As an engineer myself and now an engineer who sells Combined Heat and Power products and services to other engineers, I have become disappointed in my own kind.
Some of you may know of Carol Dweck, a Stanford University Psychologist, who coined the terms “growth mindset” and “fixed mindset.” Well I’d like to address what I would call the “engineering mindset,” which is probably just a subset of the fixed mindset. It’s the “don’t fix it if it ain’t broke” mentality or my personally favorite “this is how it’s always been done” mentality.
I know this doesn’t just apply to engineers. Ms. Dweck addressed this mindset for any industry or any situation. But I’d like to focus on this mindset when it comes to our engineering processes, standards, machines, equipment, and construction. If we continue to have this mindset in the world of design and engineering, we will never achieve those incremental efficiency gains that eventually add up to a big change.
Deploying Combined Heat and Power has many challenges, especially around convincing the holder of the purse strings to agree to do CHP, but it can also be stalled by this same engineering mindset. CHP has been around for decades, over a century really, but yet it is still not well known in the engineering community. Ask your local HVAC or commercial MEP engineer how many CHP projects they have done, and it’s likely not more than one, if any at all. Why?
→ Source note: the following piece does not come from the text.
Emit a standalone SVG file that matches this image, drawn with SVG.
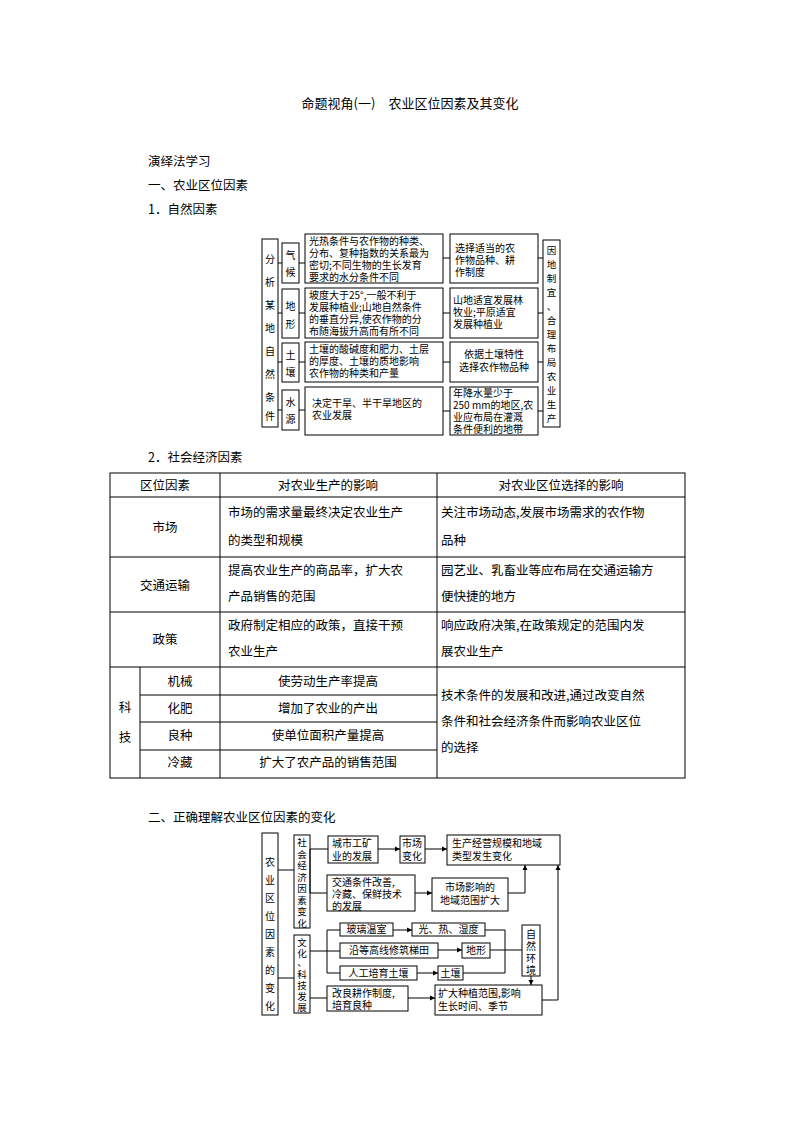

Well I’d like to suggest that for years and years the engineering community has been built on replication and standardization to minimize risk and costs. Those are universally accepted as good things. 30 years ago, no one cared how something was made, where it was made, or how much CO2 is released by making it, but they do now. This risk minimization approach has developed a generation of engineers who fear innovation.
Innovation is perceived risk. No matter if the innovation has already been implemented elsewhere, if your engineers aren’t familiar, you’ll hear all the ways the idea won’t work. I believe they may just fear they don’t know how to “engineer” it. And no engineer likes to think he or she is not capable. We secretly love when our families’ call us to fix the washing machine or configure the AppleTV, as if every engineer takes a class called Fixer Upper Engineering 101. We still relish in the idea that we can fix anything, so we secretly read the instruction manual meticulously or YouTube videos on how to fix [insert thing], something my 10-year-old nephew now does, so that we can continue to where the engineering hero’s cape.
It’s not all doom and gloom though. With more exposure and pressure from all groups and walks of life to come up with better or more efficient ways to use energy, transport people and cargo, and make clean water, engineers will have no choice but to embrace the idea of innovation and let go of the warm and soft blanket that is replication. Let’s change out the old guard for the new. Challenge your engineers to grow and learn something new. Ask why. If you hear ways your idea won’t work, ask how it would work. Ask them to research where it has worked. What would be the benefit if it did work? We might just have to win engineers over by letting them think they came up with the idea. Whatever works so long as innovation wins the day.